**Provided data:**
[Begin]

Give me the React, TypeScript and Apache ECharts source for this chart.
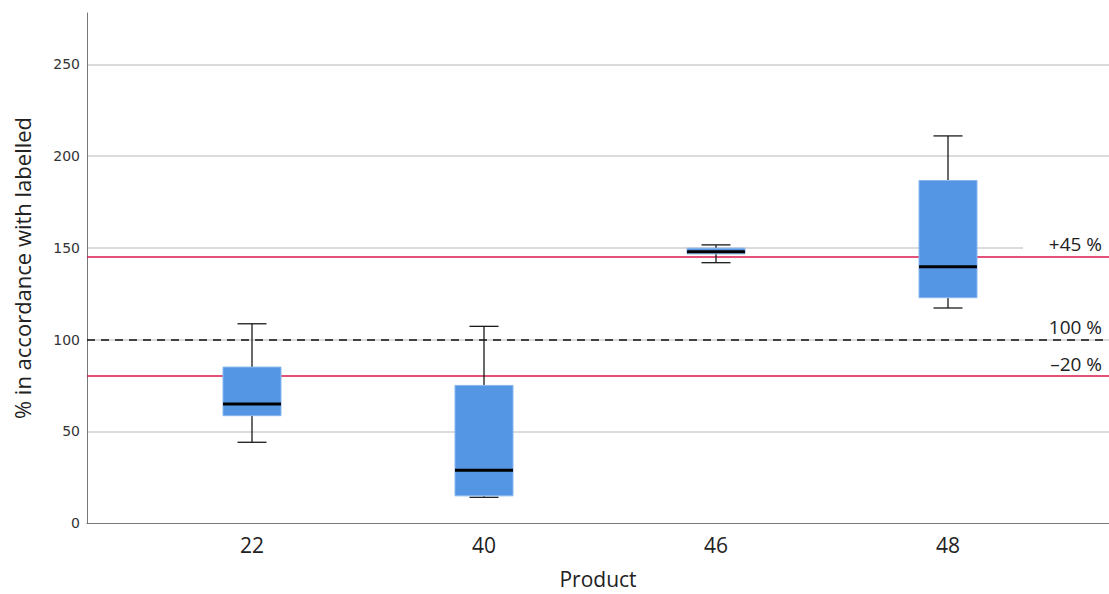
import React, { useEffect, useRef } from "react";
import * as echarts from "echarts";

const categories = ["22", "40", "46", "48"];
// [min, Q1, median, Q3, max]
const boxValues = [
  [44, 58.5, 64.8, 85, 108.6],
  [14, 14.8, 28.8, 75, 107.2],
  [141.9, 146.7, 147.8, 149.8, 151.6],
  [117.2, 122.8, 139.7, 186.7, 211],
];
const yTicks = [0, 50, 100, 150, 200, 250];
const refLines = [
  { value: 145, label: "+45 %", kind: "red" },
  { value: 100, label: "100 %", kind: "dash" },
  { value: 80, label: "–20 %", kind: "red" },
];

export default function App() {
  const ref = useRef<HTMLDivElement>(null);
  useEffect(() => {
    if (!ref.current) return;
    const chart = echarts.init(ref.current, undefined, { renderer: "svg" });
    const yMax = 278;
    const fontLabel = "'Open Sans', sans-serif";
    chart.setOption({
      animation: false,
      backgroundColor: "#ffffff",
      grid: [
        { left: 87, right: 0, top: 13, bottom: 71, containLabel: false, outerBoundsMode: "none" },
        { left: 136, right: 45, top: 13, bottom: 71, containLabel: false, outerBoundsMode: "none" },
      ],
      xAxis: [
        {
          gridIndex: 0,
          type: "value",
          min: 0,
          max: 1,
          axisLine: { show: true, lineStyle: { color: "#777", width: 1 } },
          axisTick: { show: false },
          axisLabel: { show: false },
          splitLine: { show: false },
          name: "Product",
          nameLocation: "middle",
          nameGap: 45,
          nameTextStyle: { fontSize: 21, lineHeight: 21, color: "#222", fontFamily: fontLabel },
        },
        {
          gridIndex: 1,
          type: "category",
          data: categories,
          axisLine: { show: false },
          axisTick: { show: false },
          axisLabel: { fontSize: 21, color: "#222", margin: 11, fontFamily: fontLabel },
        },
      ],
      yAxis: [
        {
          gridIndex: 0,
          type: "value",
          min: 0,
          max: yMax,
          interval: 50,
          axisLine: { show: true, lineStyle: { color: "#777", width: 1 } },
          axisTick: { show: false },
          axisLabel: {
            showMaxLabel: false,
            fontSize: 14,
            color: "#333",
            margin: 7,
            fontFamily: "'DejaVu Sans', sans-serif",
            formatter: (v: number) => (yTicks.includes(v) ? String(v) : ""),
          },
          splitLine: {
            show: true,
            showMaxLine: false,
            showMinLine: false,
            lineStyle: { color: "#cfcfcf", width: 1.5 },
          },
          name: "% in accordance with labelled",
          nameLocation: "middle",
          nameGap: 54,
          nameTextStyle: { fontSize: 22, color: "#222", fontFamily: fontLabel },
        },
        {
          gridIndex: 1,
          type: "value",
          min: 0,
          max: yMax,
          show: false,
          splitLine: { show: false },
        },
      ],
      series: [
        {
          type: "line",
          xAxisIndex: 0,
          yAxisIndex: 0,
          data: [],
          symbol: "none",
          markLine: {
            silent: true,
            symbol: "none",
            data: refLines.map((r) => ({
              yAxis: r.value,
              lineStyle:
                r.kind === "red"
                  ? { color: "#d8184b", width: 1.5, type: "solid" }
                  : { color: "#111", width: 1.5, type: [8, 6] },
              label: {
                show: true,
                position: "insideEndTop",
                formatter: r.label,
                fontSize: 19,
                color: "#222",
                fontFamily: fontLabel,
                distance: [7, 3],
              },
            })),
          },
        },
        {
          type: "custom",
          xAxisIndex: 1,
          yAxisIndex: 1,
          data: boxValues.map((b, i) => [i, ...b]),
          renderItem: (params: any, api: any) => {
            const idx = api.value(0);
            const vals = [1, 2, 3, 4, 5].map((d) => api.value(d));
            const pts = vals.map((v) => api.coord([idx, v]));
            const cx = pts[0][0];
            const ys = pts.map((p: number[]) => p[1]);
            const bw = 58;
            const cw = 29;
            const lineStyle = { stroke: "#1a1a1a", lineWidth: 1.3 };
            return {
              type: "group",
              children: [
                { type: "line", shape: { x1: cx, y1: ys[4], x2: cx, y2: ys[3] }, style: lineStyle },
                { type: "line", shape: { x1: cx, y1: ys[1], x2: cx, y2: ys[0] }, style: lineStyle },
                { type: "line", shape: { x1: cx - cw / 2, y1: ys[4], x2: cx + cw / 2, y2: ys[4] }, style: lineStyle },
                { type: "line", shape: { x1: cx - cw / 2, y1: ys[0], x2: cx + cw / 2, y2: ys[0] }, style: lineStyle },
                {
                  type: "rect",
                  shape: { x: cx - bw / 2, y: ys[3], width: bw, height: ys[1] - ys[3] },
                  style: { fill: "#5596e4", stroke: "#8ab6ee", lineWidth: 1 },
                },
                { type: "line", shape: { x1: cx - bw / 2, y1: ys[2], x2: cx + bw / 2, y2: ys[2] }, style: { stroke: "#000", lineWidth: 3 } },
              ],
            };
          },
          z: 5,
        },
      ],
      graphic: [
        {
          type: "rect",
          shape: { x: 1023, y: 246, width: 86, height: 4 },
          style: { fill: "#ffffff" },
          z: 1,
        },
      ],
    });
    return () => chart.dispose();
  }, []);
  return (
    <div
      ref={ref}
      style={{ position: "fixed", left: 0, top: 0, width: 1109, height: 594 }}
    />
  );
}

[End]

Please transcribe the material above exactly as written. Leave the pictures out.

**The solution:**
Give me the React, TypeScript and Apache ECharts source for this chart.
import React, { useEffect, useRef } from "react";
import * as echarts from "echarts";

const categories = ["22", "40", "46", "48"];
// [min, Q1, median, Q3, max]
const boxValues = [
  [44, 58.5, 64.8, 85, 108.6],
  [14, 14.8, 28.8, 75, 107.2],
  [141.9, 146.7, 147.8, 149.8, 151.6],
  [117.2, 122.8, 139.7, 186.7, 211],
];
const yTicks = [0, 50, 100, 150, 200, 250];
const refLines = [
  { value: 145, label: "+45 %", kind: "red" },
  { value: 100, label: "100 %", kind: "dash" },
  { value: 80, label: "–20 %", kind: "red" },
];

export default function App() {
  const ref = useRef<HTMLDivElement>(null);
  useEffect(() => {
    if (!ref.current) return;
    const chart = echarts.init(ref.current, undefined, { renderer: "svg" });
    const yMax = 278;
    const fontLabel = "'Open Sans', sans-serif";
    chart.setOption({
      animation: false,
      backgroundColor: "#ffffff",
      grid: [
        { left: 87, right: 0, top: 13, bottom: 71, containLabel: false, outerBoundsMode: "none" },
        { left: 136, right: 45, top: 13, bottom: 71, containLabel: false, outerBoundsMode: "none" },
      ],
      xAxis: [
        {
          gridIndex: 0,
          type: "value",
          min: 0,
          max: 1,
          axisLine: { show: true, lineStyle: { color: "#777", width: 1 } },
          axisTick: { show: false },
          axisLabel: { show: false },
          splitLine: { show: false },
          name: "Product",
          nameLocation: "middle",
          nameGap: 45,
          nameTextStyle: { fontSize: 21, lineHeight: 21, color: "#222", fontFamily: fontLabel },
        },
        {
          gridIndex: 1,
          type: "category",
          data: categories,
          axisLine: { show: false },
          axisTick: { show: false },
          axisLabel: { fontSize: 21, color: "#222", margin: 11, fontFamily: fontLabel },
        },
      ],
      yAxis: [
        {
          gridIndex: 0,
          type: "value",
          min: 0,
          max: yMax,
          interval: 50,
          axisLine: { show: true, lineStyle: { color: "#777", width: 1 } },
          axisTick: { show: false },
          axisLabel: {
            showMaxLabel: false,
            fontSize: 14,
            color: "#333",
            margin: 7,
            fontFamily: "'DejaVu Sans', sans-serif",
            formatter: (v: number) => (yTicks.includes(v) ? String(v) : ""),
          },
          splitLine: {
            show: true,
            showMaxLine: false,
            showMinLine: false,
            lineStyle: { color: "#cfcfcf", width: 1.5 },
          },
          name: "% in accordance with labelled",
          nameLocation: "middle",
          nameGap: 54,
          nameTextStyle: { fontSize: 22, color: "#222", fontFamily: fontLabel },
        },
        {
          gridIndex: 1,
          type: "value",
          min: 0,
          max: yMax,
          show: false,
          splitLine: { show: false },
        },
      ],
      series: [
        {
          type: "line",
          xAxisIndex: 0,
          yAxisIndex: 0,
          data: [],
          symbol: "none",
          markLine: {
            silent: true,
            symbol: "none",
            data: refLines.map((r) => ({
              yAxis: r.value,
              lineStyle:
                r.kind === "red"
                  ? { color: "#d8184b", width: 1.5, type: "solid" }
                  : { color: "#111", width: 1.5, type: [8, 6] },
              label: {
                show: true,
                position: "insideEndTop",
                formatter: r.label,
                fontSize: 19,
                color: "#222",
                fontFamily: fontLabel,
                distance: [7, 3],
              },
            })),
          },
        },
        {
          type: "custom",
          xAxisIndex: 1,
          yAxisIndex: 1,
          data: boxValues.map((b, i) => [i, ...b]),
          renderItem: (params: any, api: any) => {
            const idx = api.value(0);
            const vals = [1, 2, 3, 4, 5].map((d) => api.value(d));
            const pts = vals.map((v) => api.coord([idx, v]));
            const cx = pts[0][0];
            const ys = pts.map((p: number[]) => p[1]);
            const bw = 58;
            const cw = 29;
            const lineStyle = { stroke: "#1a1a1a", lineWidth: 1.3 };
            return {
              type: "group",
              children: [
                { type: "line", shape: { x1: cx, y1: ys[4], x2: cx, y2: ys[3] }, style: lineStyle },
                { type: "line", shape: { x1: cx, y1: ys[1], x2: cx, y2: ys[0] }, style: lineStyle },
                { type: "line", shape: { x1: cx - cw / 2, y1: ys[4], x2: cx + cw / 2, y2: ys[4] }, style: lineStyle },
                { type: "line", shape: { x1: cx - cw / 2, y1: ys[0], x2: cx + cw / 2, y2: ys[0] }, style: lineStyle },
                {
                  type: "rect",
                  shape: { x: cx - bw / 2, y: ys[3], width: bw, height: ys[1] - ys[3] },
                  style: { fill: "#5596e4", stroke: "#8ab6ee", lineWidth: 1 },
                },
                { type: "line", shape: { x1: cx - bw / 2, y1: ys[2], x2: cx + bw / 2, y2: ys[2] }, style: { stroke: "#000", lineWidth: 3 } },
              ],
            };
          },
          z: 5,
        },
      ],
      graphic: [
        {
          type: "rect",
          shape: { x: 1023, y: 246, width: 86, height: 4 },
          style: { fill: "#ffffff" },
          z: 1,
        },
      ],
    });
    return () => chart.dispose();
  }, []);
  return (
    <div
      ref={ref}
      style={{ position: "fixed", left: 0, top: 0, width: 1109, height: 594 }}
    />
  );
}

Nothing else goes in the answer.